[Source code of charts]
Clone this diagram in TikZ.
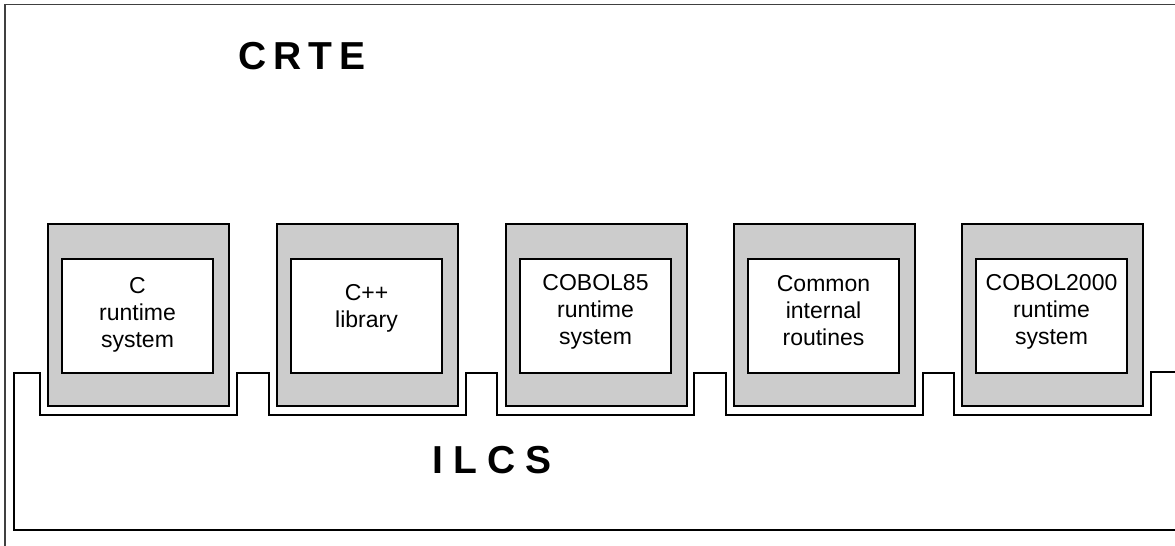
\documentclass[tikz,border=0pt]{standalone}
\usepackage{fontspec}
\setmainfont{Liberation Sans}
\usepackage{tikz}

\tikzset{
    modbox/.style={draw, line width=1.6pt, fill=black!20, minimum width=181pt, minimum height=182pt, inner sep=0pt},
    inbox/.style={draw, line width=1.6pt, fill=white, minimum width=151pt, minimum height=114pt, inner sep=0pt},
    boxtext/.style={align=center, font=\fontsize{23}{27}\selectfont, inner sep=0pt},
    bigtext/.style={font=\fontsize{39}{39}\selectfont\bfseries, inner sep=0pt}
}

\begin{document}
\begin{tikzpicture}[x=1pt, y=-1pt]
                    \useasboundingbox (0,0) rectangle (1175,546);
                    \clip (0,0) rectangle (1175,546);

                    % outer frame (CRTE)
                    \draw[black!75, line width=1.4pt] (5,560) -- (5,4.5) -- (1190,4.5);
                    \node[bigtext] (crte) at (302,56) {C\kern7pt R\kern7pt T\kern7pt E};

                    % ILCS outline
                    \draw[line width=1.6pt] (1190,372) -- (1151,372) -- (1151,415) -- (954,415)
                        -- (954,373) -- (923,373) -- (923,415) -- (726,415)
                        -- (726,373) -- (694,373) -- (694,415) -- (497,415)
                        -- (497,373) -- (466,373) -- (466,415) -- (269,415)
                        -- (269,373) -- (237,373) -- (237,415) -- (40,415)
                        -- (40,373) -- (14,373) -- (14,530) -- (1190,530);
                    \node[bigtext] (ilcs) at (492,460) {I\kern10pt L\kern10pt C\kern10pt S};

                    % the five modules
                    \foreach \x/\n/\t/\dy in {48/crts/{C\\runtime\\system}/1,
                                              277/cpp/{C++\\library}/8,
                                              506/cob/{COBOL85\\runtime\\system}/4,
                                              734/cir/{Common\\internal\\routines}/5,
                                              962/cobt/{COBOL2000\\runtime\\system}/4}{
                        \node[modbox] (\n) at (\x+90.5,315) {};
                        \node[inbox] (\n-in) at (\x+89.5,316) {};
                        \node[boxtext, yshift=\dy pt] (\n-txt) at (\n-in) {\t};
                    }
                \end{tikzpicture}
\end{document}
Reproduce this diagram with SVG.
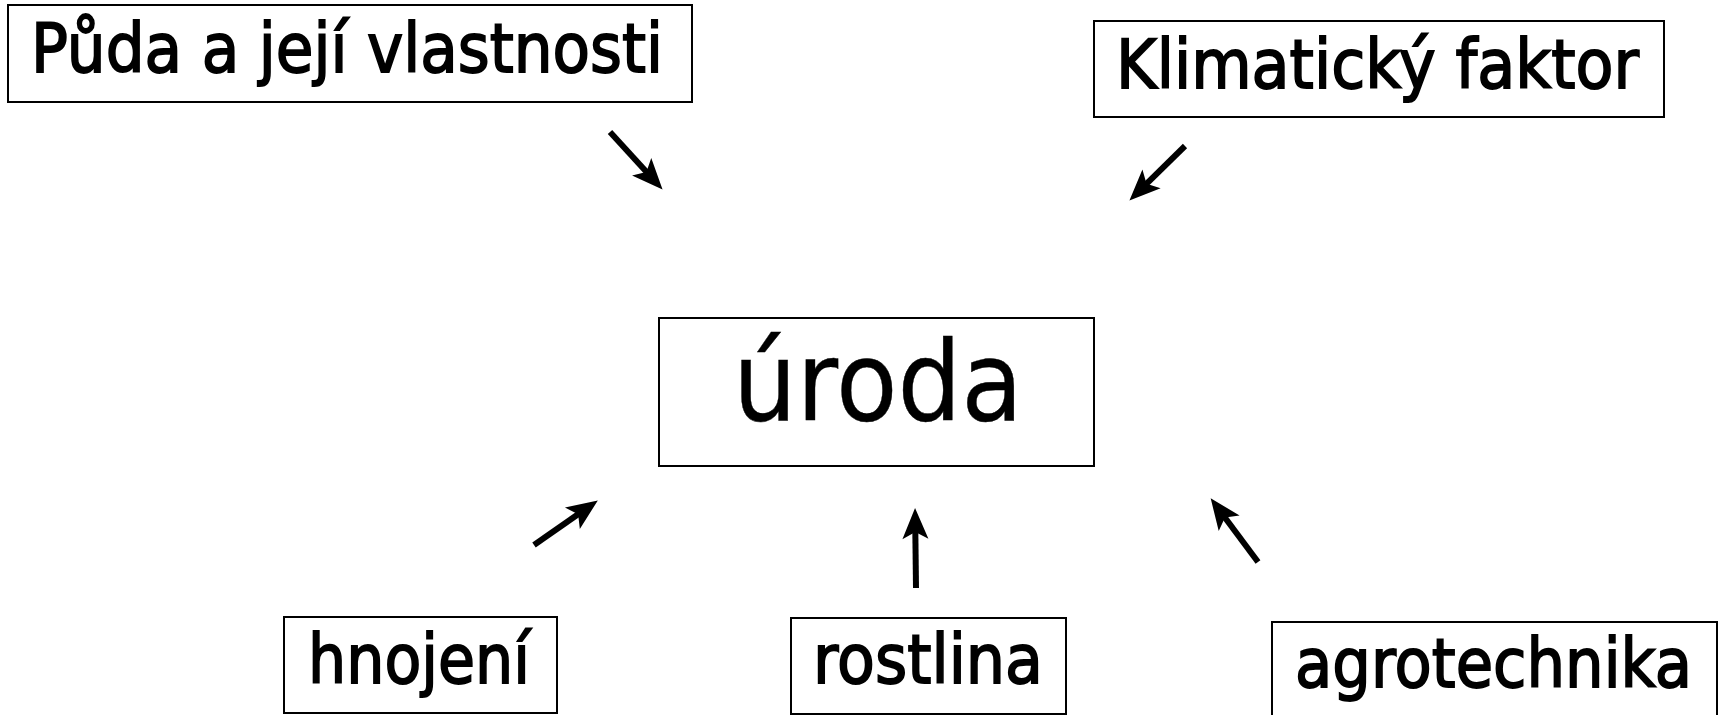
<svg xmlns="http://www.w3.org/2000/svg" width="1723" height="715" viewBox="0 0 1723 715">
<style>
.box{fill:#fff;stroke:#000;stroke-width:2}
.t{font-family:"DejaVu Sans","Liberation Sans",sans-serif;font-size:68px;fill:#000;stroke:#000;stroke-width:1.8}
.big{font-size:110px;stroke-width:0.4}
.arr{stroke:#000;stroke-width:6;fill:none;marker-end:url(#ah)}
</style>
<defs>
<marker id="ah" markerUnits="userSpaceOnUse" markerWidth="36" markerHeight="32" viewBox="0 -16 32 32" refX="10" refY="0" orient="auto">
<path d="M31,0 L0,-13 L7,0 L0,13 Z" fill="#000"/>
</marker>
</defs>
<rect width="1723" height="715" fill="#fff"/>
<g id="puda">
<rect class="box" x="8" y="5" width="684" height="97"/>
<text class="t" x="31" y="72" textLength="632" lengthAdjust="spacingAndGlyphs">Půda a její vlastnosti</text>
</g>
<g id="klima">
<rect class="box" x="1094" y="21" width="570" height="96"/>
<text class="t" x="1116" y="88" textLength="523" lengthAdjust="spacingAndGlyphs">Klimatický faktor</text>
</g>
<g id="uroda">
<rect class="box" x="659" y="318" width="435" height="148"/>
<text class="t big" x="733" y="420" textLength="290" lengthAdjust="spacingAndGlyphs">úroda</text>
</g>
<g id="hnojeni">
<rect class="box" x="284" y="617" width="273" height="96"/>
<text class="t" x="308" y="683" textLength="222" lengthAdjust="spacingAndGlyphs">hnojení</text>
</g>
<g id="rostlina">
<rect class="box" x="791" y="618" width="275" height="96"/>
<text class="t" x="813" y="683" textLength="230" lengthAdjust="spacingAndGlyphs">rostlina</text>
</g>
<g id="agrotechnika">
<rect class="box" x="1272" y="622" width="445" height="100"/>
<text class="t" x="1295" y="687" textLength="397" lengthAdjust="spacingAndGlyphs">agrotechnika</text>
</g>
<g id="connectors">
<line class="arr" x1="610" y1="132" x2="648.4" y2="174.1"/>
<line class="arr" x1="1185" y1="146" x2="1144.4" y2="185.9"/>
<line class="arr" x1="534" y1="545" x2="580.6" y2="512.5"/>
<line class="arr" x1="916" y1="588" x2="915.3" y2="529"/>
<line class="arr" x1="1258" y1="562" x2="1223.2" y2="515.2"/>
</g>
</svg>
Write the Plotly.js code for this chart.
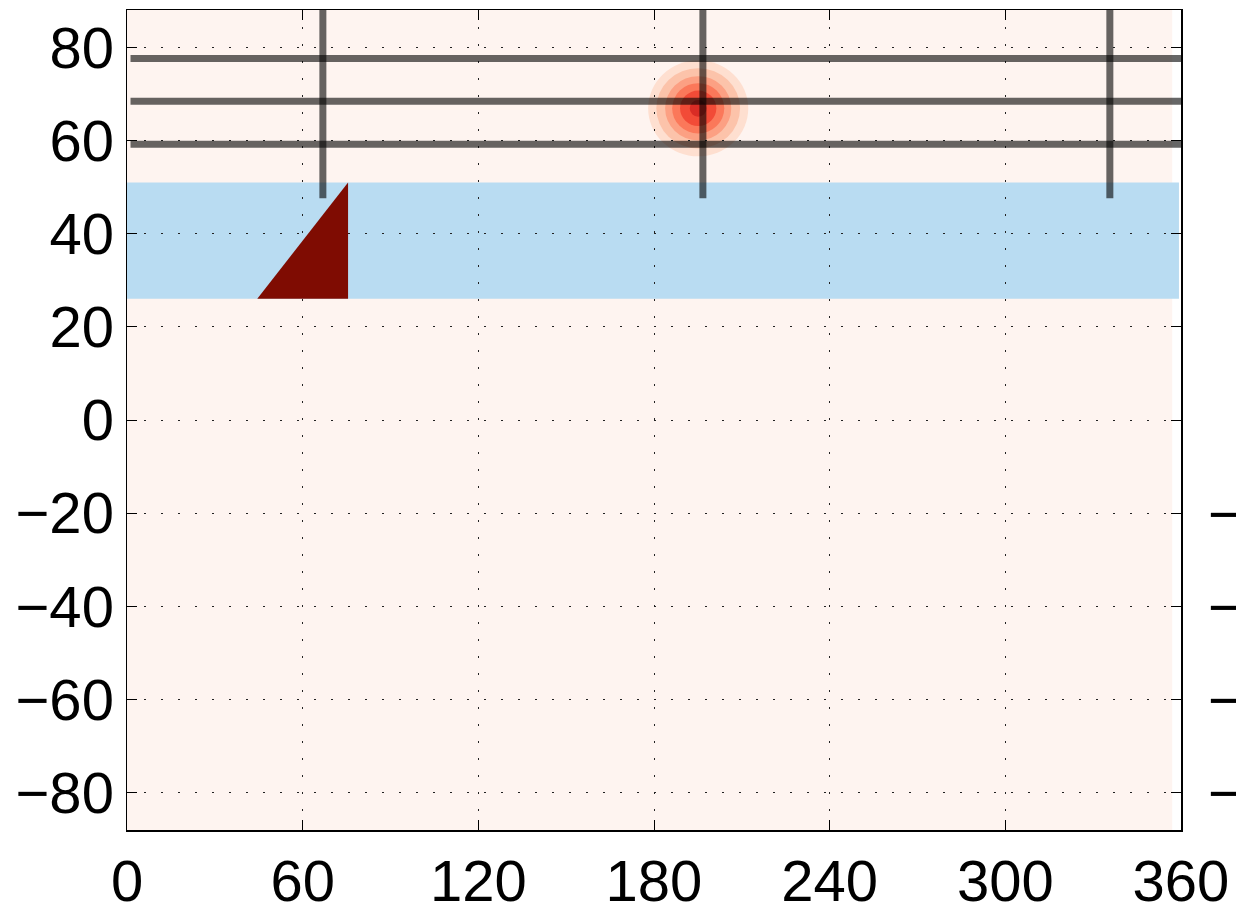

• _TASK DIRECTIONS_
Quote everything in the listing above exactly; pictures are the only thing to omit.

• _ANSWER TO THE EXERCISE_
Clone this diagram in TikZ.
\documentclass[tikz,border=0pt]{standalone}
\usepackage{fontspec}
\setmainfont{Liberation Sans}
\usepackage{tikz}

\tikzset{
    modbox/.style={draw, line width=1.6pt, fill=black!20, minimum width=181pt, minimum height=182pt, inner sep=0pt},
    inbox/.style={draw, line width=1.6pt, fill=white, minimum width=151pt, minimum height=114pt, inner sep=0pt},
    boxtext/.style={align=center, font=\fontsize{23}{27}\selectfont, inner sep=0pt},
    bigtext/.style={font=\fontsize{39}{39}\selectfont\bfseries, inner sep=0pt}
}

\begin{document}
\begin{tikzpicture}[x=1pt, y=-1pt]
                    \useasboundingbox (0,0) rectangle (1175,546);
                    \clip (0,0) rectangle (1175,546);

                    % outer frame (CRTE)
                    \draw[black!75, line width=1.4pt] (5,560) -- (5,4.5) -- (1190,4.5);
                    \node[bigtext] (crte) at (302,56) {C\kern7pt R\kern7pt T\kern7pt E};

                    % ILCS outline
                    \draw[line width=1.6pt] (1190,372) -- (1151,372) -- (1151,415) -- (954,415)
                        -- (954,373) -- (923,373) -- (923,415) -- (726,415)
                        -- (726,373) -- (694,373) -- (694,415) -- (497,415)
                        -- (497,373) -- (466,373) -- (466,415) -- (269,415)
                        -- (269,373) -- (237,373) -- (237,415) -- (40,415)
                        -- (40,373) -- (14,373) -- (14,530) -- (1190,530);
                    \node[bigtext] (ilcs) at (492,460) {I\kern10pt L\kern10pt C\kern10pt S};

                    % the five modules
                    \foreach \x/\n/\t/\dy in {48/crts/{C\\runtime\\system}/1,
                                              277/cpp/{C++\\library}/8,
                                              506/cob/{COBOL85\\runtime\\system}/4,
                                              734/cir/{Common\\internal\\routines}/5,
                                              962/cobt/{COBOL2000\\runtime\\system}/4}{
                        \node[modbox] (\n) at (\x+90.5,315) {};
                        \node[inbox] (\n-in) at (\x+89.5,316) {};
                        \node[boxtext, yshift=\dy pt] (\n-txt) at (\n-in) {\t};
                    }
                \end{tikzpicture}
\end{document}
Reproduce this diagram with SVG.
<svg xmlns="http://www.w3.org/2000/svg" width="1723" height="715" viewBox="0 0 1723 715">
<style>
.box{fill:#fff;stroke:#000;stroke-width:2}
.t{font-family:"DejaVu Sans","Liberation Sans",sans-serif;font-size:68px;fill:#000;stroke:#000;stroke-width:1.8}
.big{font-size:110px;stroke-width:0.4}
.arr{stroke:#000;stroke-width:6;fill:none;marker-end:url(#ah)}
</style>
<defs>
<marker id="ah" markerUnits="userSpaceOnUse" markerWidth="36" markerHeight="32" viewBox="0 -16 32 32" refX="10" refY="0" orient="auto">
<path d="M31,0 L0,-13 L7,0 L0,13 Z" fill="#000"/>
</marker>
</defs>
<rect width="1723" height="715" fill="#fff"/>
<g id="puda">
<rect class="box" x="8" y="5" width="684" height="97"/>
<text class="t" x="31" y="72" textLength="632" lengthAdjust="spacingAndGlyphs">Půda a její vlastnosti</text>
</g>
<g id="klima">
<rect class="box" x="1094" y="21" width="570" height="96"/>
<text class="t" x="1116" y="88" textLength="523" lengthAdjust="spacingAndGlyphs">Klimatický faktor</text>
</g>
<g id="uroda">
<rect class="box" x="659" y="318" width="435" height="148"/>
<text class="t big" x="733" y="420" textLength="290" lengthAdjust="spacingAndGlyphs">úroda</text>
</g>
<g id="hnojeni">
<rect class="box" x="284" y="617" width="273" height="96"/>
<text class="t" x="308" y="683" textLength="222" lengthAdjust="spacingAndGlyphs">hnojení</text>
</g>
<g id="rostlina">
<rect class="box" x="791" y="618" width="275" height="96"/>
<text class="t" x="813" y="683" textLength="230" lengthAdjust="spacingAndGlyphs">rostlina</text>
</g>
<g id="agrotechnika">
<rect class="box" x="1272" y="622" width="445" height="100"/>
<text class="t" x="1295" y="687" textLength="397" lengthAdjust="spacingAndGlyphs">agrotechnika</text>
</g>
<g id="connectors">
<line class="arr" x1="610" y1="132" x2="648.4" y2="174.1"/>
<line class="arr" x1="1185" y1="146" x2="1144.4" y2="185.9"/>
<line class="arr" x1="534" y1="545" x2="580.6" y2="512.5"/>
<line class="arr" x1="916" y1="588" x2="915.3" y2="529"/>
<line class="arr" x1="1258" y1="562" x2="1223.2" y2="515.2"/>
</g>
</svg>
Write the Plotly.js code for this chart.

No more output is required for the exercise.